## Do this:
Identify all lines in the data containing the string "matplotlib". Copy them out.
★ ★ ★ ★ ★
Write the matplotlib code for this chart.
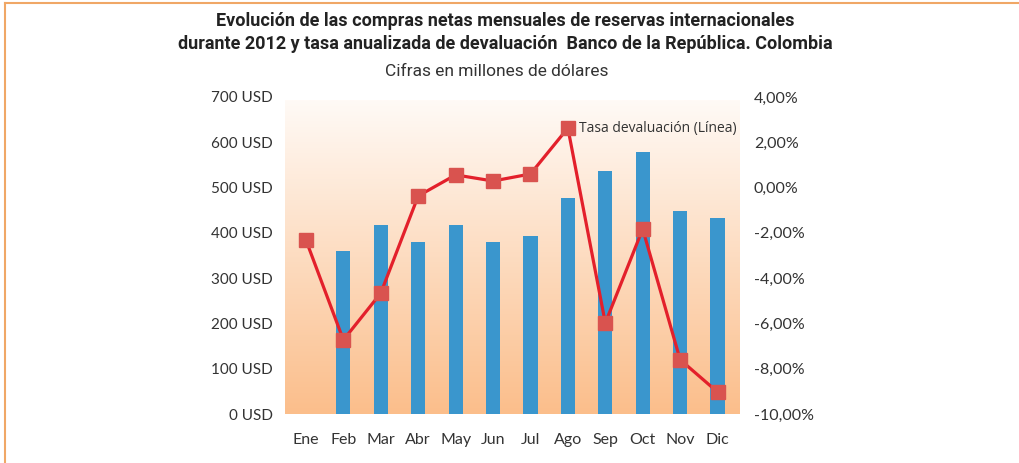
import numpy as np
import matplotlib.pyplot as plt
from matplotlib.colors import LinearSegmentedColormap
from matplotlib.lines import Line2D

# Datos
meses = ["Ene", "Feb", "Mar", "Abr", "May", "Jun", "Jul", "Ago", "Sep", "Oct", "Nov", "Dic"]
compras = [0, 363, 422, 383, 422, 383, 398, 482, 541, 582, 453, 436]   # millones USD
devaluacion = [-2.32, -6.73, -4.66, -0.37, 0.56, 0.29, 0.60, 2.63, -5.98, -1.83, -7.60, -9.03]  # %

usd_ticks = [0, 100, 200, 300, 400, 500, 600, 700]
pct_ticks = [-10, -8, -6, -4, -2, 0, 2, 4]

fig = plt.figure(figsize=(10.19, 4.63), dpi=100)
ax = fig.add_axes([0.2797, 0.1058, 0.4465, 0.6847])

# fondo degradado
cmap = LinearSegmentedColormap.from_list("bg", ["#FBBE8B", "#FFFAF6"])
grad = np.linspace(0, 1, 256).reshape(-1, 1)
ax.imshow(grad, aspect="auto", cmap=cmap, origin="lower",
          extent=[-0.56, 11.6, 0, 693], zorder=0)

x = np.arange(len(meses))
ax.bar(x, compras, width=0.38, color="#3A96CD", zorder=2, bottom=-4)
ax.set_xlim(-0.56, 11.6)
ax.set_ylim(0, 700)
ax.set_yticks(usd_ticks)
ax.set_yticklabels([f"{v} USD" for v in usd_ticks])
ax.set_xticks(x)
ax.set_xticklabels(meses)
ax.tick_params(length=0, labelsize=11.5, colors="#333333")
ax.tick_params(axis="y", pad=9, labelsize=11)
ax.tick_params(axis="x", pad=14)
for s in ax.spines.values():
    s.set_visible(False)
for lab in ax.get_xticklabels() + ax.get_yticklabels():
    lab.set_fontfamily("Lato")

ax2 = ax.twinx()
ax2.plot(x, devaluacion, color="#E3202B", lw=2.3, zorder=3,
         marker="s", ms=10, mfc="#D9534F", mec="#D9534F")
ax2.set_ylim(-10, 4)
ax2.set_yticks(pct_ticks)
ax2.set_yticklabels([f"{v:.2f}%".replace(".", ",") for v in pct_ticks])
ax2.tick_params(length=0, labelsize=11.5, colors="#333333", pad=10)
for s in ax2.spines.values():
    s.set_visible(False)
for lab in ax2.get_yticklabels():
    lab.set_fontfamily("Lato")
ax2.text(7.3, 2.63, "Tasa devaluación (Línea)", fontsize=10, family="Open Sans",
         color="#333333", va="center", ha="left")

# titulos
fig.text(0.496, 0.975, "Evolución de las compras netas mensuales de reservas internacionales\n"
         "durante 2012 y tasa anualizada de devaluación  Banco de la República. Colombia",
         ha="center", va="top", fontsize=13, fontweight="bold", family="Roboto",
         color="#222222", linespacing=1.4)
fig.text(0.487, 0.862, "Cifras en millones de dólares", ha="center", va="top",
         fontsize=12.5, family="Roboto", color="#333333")

# marco
fig.add_artist(Line2D([0.005, 1.0], [0.993, 0.993], color="#F0A766", lw=1.5))
fig.add_artist(Line2D([0.005, 0.005], [0.0, 0.993], color="#F0A766", lw=1.5))

fig.savefig("out.png", dpi=100)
★ ★ ★ ★ ★
## Result:
Write the matplotlib code for this chart.
import matplotlib.pyplot as plt
from matplotlib.colors import LinearSegmentedColormap
from matplotlib.lines import Line2D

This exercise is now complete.